My favorite app so far is LitterboxintheSky, which allows cats to participate in the virtual funerals of other cats who may be thousands of miles away. Cats, it is well known, are very fond of phone apps and will spend hours and hours watching cat funerals, sometimes tapping the display screen to get a close-up of the dead cat or of any mean-spirited birds that may have dropped by to taunt the deceased feline. Similar apps—Bowser Bereaver, Shih-Tzu Sendoff, Rodent Rite, Irish Gerbil Wake—do not seem to have the same appeal to household pets, though 3-D Parakeet Autopsy has come out of nowhere to command a significant portion of the app market. Apparently, it helps put hyperactive cats to sleep.
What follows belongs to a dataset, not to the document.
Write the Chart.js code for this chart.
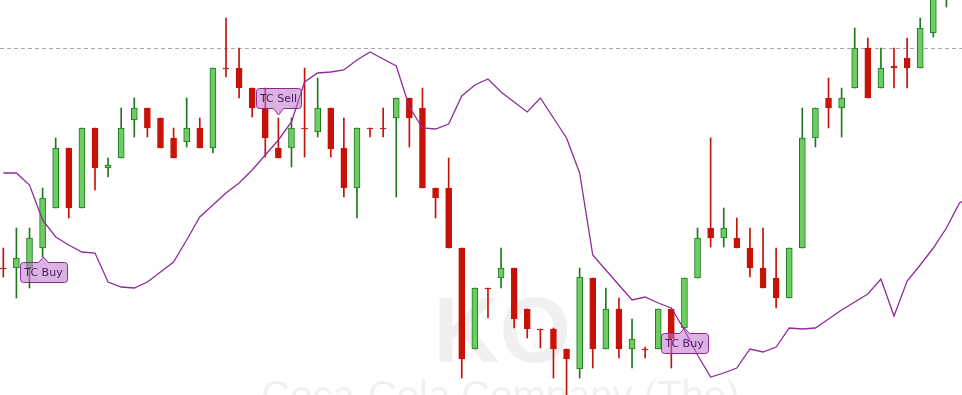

GOP GPS is a phone app for suburban or rural Republicans visiting blighted urban areas. Unlike ordinary GPS units, which usually lay out the most direct route between two points, this confrontational app warns right-leaning drivers to steer clear of any neighborhood where their presence might not be welcome. "Do not make the next left off the 405!" it will warn the app user. "I'm serious, you union-bashing ditz! Do not make the next left off the 405! And while we're on the subject, stay out of Baltimore!"

The same app maker also markets Libertarian Love Mosh, a dating app that links lonely men who seek to reduce the size of the federal government with similarly inclined women who are reasonably hot. The app has not taken off so far because there is no way to prevent unscrupulous app users from lying about being libertarians. Lying about being hot is much harder.

Winnebago Retread is an app that has found a warm welcome among retirees. The app is for people motoring around the U.S. in RVs who happen to be aficionados of first-tier has-been bands. It alerts them whenever they're within 50 miles of a Supertramp or Foreigner or Cyndi Lauper concert and connects them to a ticketing site that offers reduced rates for AARP cardholders. The app will soon be available in smooth-jazz, klezmer and Lollapalooza versions.

Lie About My Hair Again is an app for balding men. Tap the screen and a beautiful woman will tell you in a reasonably convincing voice that your wispy, rust-colored comb-over actually looks really good now that you've dyed it Auburn Sunburst Conflagration. It's very popular with sportscasters and dentists.

Escaping Gas is an app that supplies real-time video feeds of earnest op-ed writers, winsome pundits and thoughtful PBS personalities lamenting our declining civility and lost sense of national purpose. It's also useful in putting cats to sleep.